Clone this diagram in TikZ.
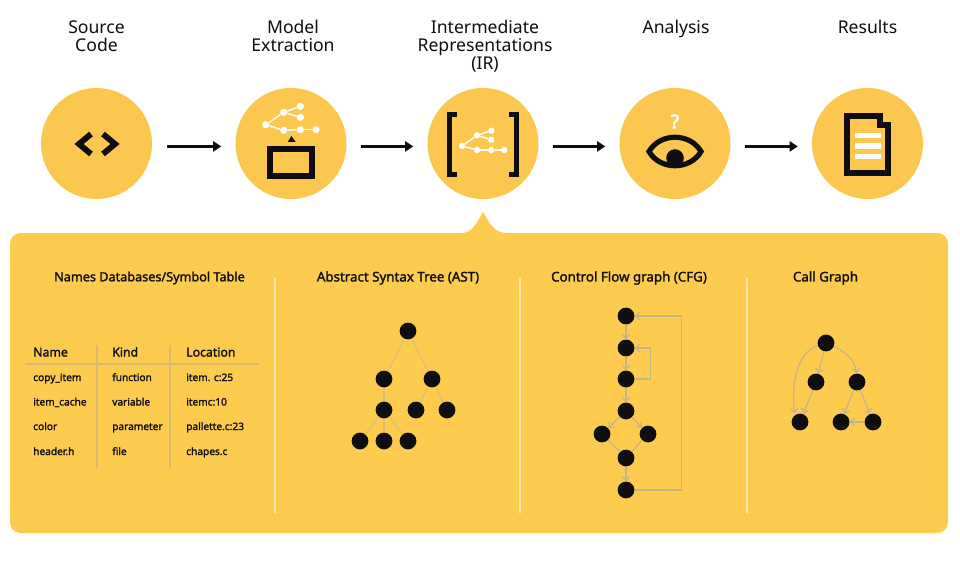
\documentclass[tikz,border=0pt]{standalone}
\usepackage{fontspec}
\setmainfont{Noto Sans}
\newfontfamily\semifont[FakeBold=1.6]{Noto Sans}
\newfontfamily\askfont[FakeBold=4]{Noto Sans}
\usetikzlibrary{arrows.meta}
\definecolor{irpanel}{HTML}{FDCB4E}
\definecolor{ircircle}{HTML}{FBC74F}
\definecolor{irdark}{HTML}{0E0E0E}
\definecolor{irtan}{HTML}{DDBF78}
\definecolor{irgrey}{HTML}{C4B48C}
\definecolor{irrule}{HTML}{D8B96E}
\definecolor{irdivide}{HTML}{FDE6AC}
\newcommand{\tstrut}{\rule{0pt}{10.5pt}}

\begin{document}
\begin{tikzpicture}[
x=0.75pt, y=-0.75pt,
steptitle/.style = {text=irdark, align=center, anchor=north, inner sep=0pt, font=\fontsize{13.2}{13.5}\selectfont},
paneltitle/.style = {text=irdark, inner sep=0pt, font=\semifont\fontsize{10}{11}\selectfont},
tablehead/.style = {text=irdark, anchor=base west, inner sep=0pt, font=\semifont\fontsize{9.2}{11}\selectfont},
tablecell/.style = {text=irdark, anchor=base west, inner sep=0pt, font=\semifont\fontsize{7.6}{9}\selectfont},
stepcircle/.style = {circle, fill=ircircle, minimum size=83.25pt, inner sep=0pt},
flow/.style = {draw=irdark, line width=2.2pt, -{Triangle[length=6pt, width=7.5pt]}, shorten <=11pt, shorten >=10.5pt},
icon/.style = {draw=irdark, line width=4.4pt, miter limit=10},
whitedot/.style = {circle, fill=white, minimum size=5.4pt, inner sep=0pt},
whiteline/.style = {draw=white, line width=1.1pt},
blackdot/.style = {circle, fill=irdark, minimum size=12.6pt, inner sep=0pt},
treeline/.style = {draw=irtan, line width=1pt},
flowline/.style = {draw=irgrey, line width=0.9pt, -{Straight Barb[length=3pt, width=5.5pt]}},
divider/.style = {draw=irdivide, line width=0.9pt},
tablerule/.style = {draw=irrule, line width=0.9pt}
]
\useasboundingbox (0,0) rectangle (960,563);
\fill[white] (0,0) rectangle (960,563);

% panel
\fill[irpanel, rounded corners=8pt] (10,233) rectangle (948,533);
\fill[irpanel] (460,234) -- (462,233) .. controls (472,233) and (476,224) .. (483,212)
	.. controls (490,224) and (494,233) .. (507,233) -- (509,234) -- cycle;

% top row
\node[stepcircle] (source) at (96.5,143.5) {};
\node[stepcircle] (model) at (291,143.5) {};
\node[stepcircle] (ir) at (483,143.5) {};
\node[stepcircle] (analysis) at (675,143.5) {};
\node[stepcircle] (results) at (867.5,143.5) {};
\draw[flow] ([yshift=-2.2pt]source.east) -- ([yshift=-2.2pt]model.west);
\draw[flow] ([yshift=-2.2pt]model.east) -- ([yshift=-2.2pt]ir.west);
\draw[flow] ([yshift=-2.2pt]ir.east) -- ([yshift=-2.2pt]analysis.west);
\draw[flow] ([yshift=-2.2pt]analysis.east) -- ([yshift=-2.2pt]results.west);

\node[steptitle] (sourcet) at (96.5,19) {\tstrut Source\\Code};
\node[steptitle] (modelt) at (293,19) {\tstrut Model\\Extraction};
\node[steptitle] (irt) at (485,19) {\tstrut Intermediate\\Representations\\(IR)};
\node[steptitle] (analysist) at (676,19) {\tstrut Analysis};
\node[steptitle] (resultst) at (867.5,19) {\tstrut Results};

% source icon
\draw[icon] (91,134) -- (79,144) -- (91,154);
\draw[icon] (103,134) -- (115,144) -- (103,154);

% model icon
\draw[icon] (270,149) rectangle (312,176);
\fill[irdark] (291.5,136) -- (295.7,142) -- (287.7,142) -- cycle;
\node[whitedot] (ma) at (265.7,124.7) {};
\node[whitedot] (mb) at (283.7,112.3) {};
\node[whitedot] (mc) at (300.3,106.3) {};
\node[whitedot] (md) at (300.3,117.3) {};
\node[whitedot] (me) at (283.7,130.3) {};
\node[whitedot] (mf) at (300.3,129.7) {};
\node[whitedot] (mg) at (316,129.7) {};
\draw[whiteline] (ma) -- (mb);
\draw[whiteline] (mb) -- (mc);
\draw[whiteline] (mb) -- (md);
\draw[whiteline] (ma) -- (me);
\draw[whiteline] (me) -- (mf);
\draw[whiteline] (mf) -- (mg);

% ir icon
\draw[icon, line width=3.9pt] (457,114.5) -- (449.5,114.5) -- (449.5,174.5) -- (457,174.5);
\draw[icon, line width=3.9pt] (509,114.5) -- (516.5,114.5) -- (516.5,174.5) -- (509,174.5);
\node[whitedot, minimum size=4.8pt] (ia) at (462,146) {};
\node[whitedot, minimum size=4.8pt] (ib) at (477,135.3) {};
\node[whitedot, minimum size=4.8pt] (ic) at (491.3,130.7) {};
\node[whitedot, minimum size=4.8pt] (id) at (491.3,139.7) {};
\node[whitedot, minimum size=4.8pt] (ie) at (477,150) {};
\node[whitedot, minimum size=4.8pt] (if) at (491.3,150) {};
\node[whitedot, minimum size=4.8pt] (ig) at (504.3,150) {};
\draw[whiteline] (ia) -- (ib);
\draw[whiteline] (ib) -- (ic);
\draw[whiteline] (ib) -- (id);
\draw[whiteline] (ia) -- (ie);
\draw[whiteline] (ie) -- (if);
\draw[whiteline] (if) -- (ig);

% analysis icon
\draw[icon, line width=3.9pt] (649,151.5) .. controls (660,132.5) and (690,132.5) .. (701,151.5)
	.. controls (690,170.5) and (660,170.5) .. (649,151.5) -- cycle;
\fill[irdark] (675,158) circle [radius=6.6pt];
\node[text=white, inner sep=0pt, font=\askfont\fontsize{14}{14}\selectfont] (ask) at (675,121.5) {?};

% results icon
\draw[icon] (847,116) -- (880,116) -- (880,124.7) -- (888,124.7) -- (888,173) -- (847,173) -- cycle;
\fill[white] (855,133) rectangle (880.7,138.5);
\fill[white] (855,143.3) rectangle (880.7,148.8);
\fill[white] (855,153.6) rectangle (880.7,159.1);

% panel titles
\node[paneltitle, font=\semifont\fontsize{9.5}{11}\selectfont] (namest) at (149.5,278) {Names Databases/Symbol Table};
\node[paneltitle] (astt) at (398,278) {Abstract Syntax Tree (AST)};
\node[paneltitle] (cfgt) at (629,278) {Control Flow graph (CFG)};
\node[paneltitle] (callt) at (825.5,278) {Call Graph};

\coordinate (diva) at (275,278);
\coordinate (divab) at (275,513);
\coordinate (divb) at (520,278);
\coordinate (divbb) at (520,513);
\coordinate (divc) at (747,278);
\coordinate (divcb) at (747,513);
\draw[divider] (diva) -- (divab);
\draw[divider] (divb) -- (divbb);
\draw[divider] (divc) -- (divcb);

% table
\coordinate (rulea) at (25,364);
\coordinate (ruleb) at (259,364);
\coordinate (colat) at (97,345);
\coordinate (colab) at (97,468);
\coordinate (colbt) at (170,345);
\coordinate (colbb) at (170,468);
\draw[tablerule] (rulea) -- (ruleb);
\draw[tablerule] (colat) -- (colab);
\draw[tablerule] (colbt) -- (colbb);
\node[tablehead] (hname) at (33,356.5) {Name};
\node[tablehead] (hkind) at (112,356.5) {Kind};
\node[tablehead] (hloc) at (186,356.5) {Location};
\node[tablecell] (aname) at (33,381) {copy\_item};
\node[tablecell] (akind) at (112,381) {function};
\node[tablecell] (aloc) at (186,381) {item. c:25};
\node[tablecell] (bname) at (33,405.5) {item\_cache};
\node[tablecell] (bkind) at (112,405.5) {variable};
\node[tablecell] (bloc) at (186,405.5) {itemc:10};
\node[tablecell] (cname) at (33,430) {color};
\node[tablecell] (ckind) at (112,430) {parameter};
\node[tablecell] (cloc) at (186,430) {pallette.c:23};
\node[tablecell] (dname) at (33,455) {header.h};
\node[tablecell] (dkind) at (112,455) {file};
\node[tablecell] (dloc) at (186,455) {chapes.c};

% ast
\node[blackdot] (astroot) at (408,331) {};
\node[blackdot] (astl) at (384,379) {};
\node[blackdot] (astr) at (432,379) {};
\node[blackdot] (astm) at (384,410) {};
\node[blackdot] (astra) at (416,410) {};
\node[blackdot] (astrb) at (447,410) {};
\node[blackdot] (asta) at (360,441) {};
\node[blackdot] (astb) at (384,441) {};
\node[blackdot] (astc) at (408,441) {};
\draw[treeline] (astroot) -- (astl);
\draw[treeline] (astroot) -- (astr);
\draw[treeline] (astl) -- (astm);
\draw[treeline] (astr) -- (astra);
\draw[treeline] (astr) -- (astrb);
\draw[treeline] (astm) -- (asta);
\draw[treeline] (astm) -- (astb);
\draw[treeline] (astm) -- (astc);

% cfg
\node[blackdot] (cfga) at (626,316) {};
\node[blackdot] (cfgb) at (626,348) {};
\node[blackdot] (cfgc) at (626,379) {};
\node[blackdot] (cfgd) at (626,411) {};
\node[blackdot] (cfgl) at (602,434) {};
\node[blackdot] (cfgr) at (648,434) {};
\node[blackdot] (cfge) at (626,458) {};
\node[blackdot] (cfgf) at (626,490) {};
\draw[flowline] (cfga) -- (cfgb);
\draw[flowline] (cfgb) -- (cfgc);
\draw[flowline] (cfgc) -- (cfgd);
\draw[flowline] (cfgd) -- (cfgl);
\draw[flowline] (cfgd) -- (cfgr);
\draw[flowline, -] (cfgl) -- (cfge);
\draw[flowline, -] (cfgr) -- (cfge);
\draw[flowline] (cfge) -- (cfgf);
\draw[flowline] (cfgc.east) -- ++(12pt,0) |- (cfgb.east);
\draw[flowline] (cfgf.east) -- ++(35pt,0) |- (cfga.east);

% call graph
\node[blackdot] (calla) at (826,343) {};
\node[blackdot] (callb) at (816,382) {};
\node[blackdot] (callc) at (857,382) {};
\node[blackdot] (calld) at (800,422) {};
\node[blackdot] (calle) at (841,422) {};
\node[blackdot] (callf) at (873,422) {};
\draw[flowline] (calla) .. controls (803,350) and (790,372) .. ([xshift=-4pt]calld.north);
\draw[flowline] (calla) -- (callb);
\draw[flowline] (calla) .. controls (842,350) and (855,358) .. (callc);
\draw[flowline] (callb) -- (calld);
\draw[flowline] (callc) -- (calle);
\draw[flowline] (callc) -- (callf);
\draw[flowline] (callf) -- (calle);
\end{tikzpicture}
\end{document}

========

== Challenge ==
With the pictures left out, restate word for word every line of the data above, from the first down to the line that contains "(509,234) -- cycle;".

== Response to the exercise ==
Clone this diagram in TikZ.
\documentclass[tikz,border=0pt]{standalone}
\usepackage{fontspec}
\setmainfont{Noto Sans}
\newfontfamily\semifont[FakeBold=1.6]{Noto Sans}
\newfontfamily\askfont[FakeBold=4]{Noto Sans}
\usetikzlibrary{arrows.meta}
\definecolor{irpanel}{HTML}{FDCB4E}
\definecolor{ircircle}{HTML}{FBC74F}
\definecolor{irdark}{HTML}{0E0E0E}
\definecolor{irtan}{HTML}{DDBF78}
\definecolor{irgrey}{HTML}{C4B48C}
\definecolor{irrule}{HTML}{D8B96E}
\definecolor{irdivide}{HTML}{FDE6AC}
\newcommand{\tstrut}{\rule{0pt}{10.5pt}}

\begin{document}
\begin{tikzpicture}[
x=0.75pt, y=-0.75pt,
steptitle/.style = {text=irdark, align=center, anchor=north, inner sep=0pt, font=\fontsize{13.2}{13.5}\selectfont},
paneltitle/.style = {text=irdark, inner sep=0pt, font=\semifont\fontsize{10}{11}\selectfont},
tablehead/.style = {text=irdark, anchor=base west, inner sep=0pt, font=\semifont\fontsize{9.2}{11}\selectfont},
tablecell/.style = {text=irdark, anchor=base west, inner sep=0pt, font=\semifont\fontsize{7.6}{9}\selectfont},
stepcircle/.style = {circle, fill=ircircle, minimum size=83.25pt, inner sep=0pt},
flow/.style = {draw=irdark, line width=2.2pt, -{Triangle[length=6pt, width=7.5pt]}, shorten <=11pt, shorten >=10.5pt},
icon/.style = {draw=irdark, line width=4.4pt, miter limit=10},
whitedot/.style = {circle, fill=white, minimum size=5.4pt, inner sep=0pt},
whiteline/.style = {draw=white, line width=1.1pt},
blackdot/.style = {circle, fill=irdark, minimum size=12.6pt, inner sep=0pt},
treeline/.style = {draw=irtan, line width=1pt},
flowline/.style = {draw=irgrey, line width=0.9pt, -{Straight Barb[length=3pt, width=5.5pt]}},
divider/.style = {draw=irdivide, line width=0.9pt},
tablerule/.style = {draw=irrule, line width=0.9pt}
]
\useasboundingbox (0,0) rectangle (960,563);
\fill[white] (0,0) rectangle (960,563);

% panel
\fill[irpanel, rounded corners=8pt] (10,233) rectangle (948,533);
\fill[irpanel] (460,234) -- (462,233) .. controls (472,233) and (476,224) .. (483,212)
	.. controls (490,224) and (494,233) .. (507,233) -- (509,234) -- cycle;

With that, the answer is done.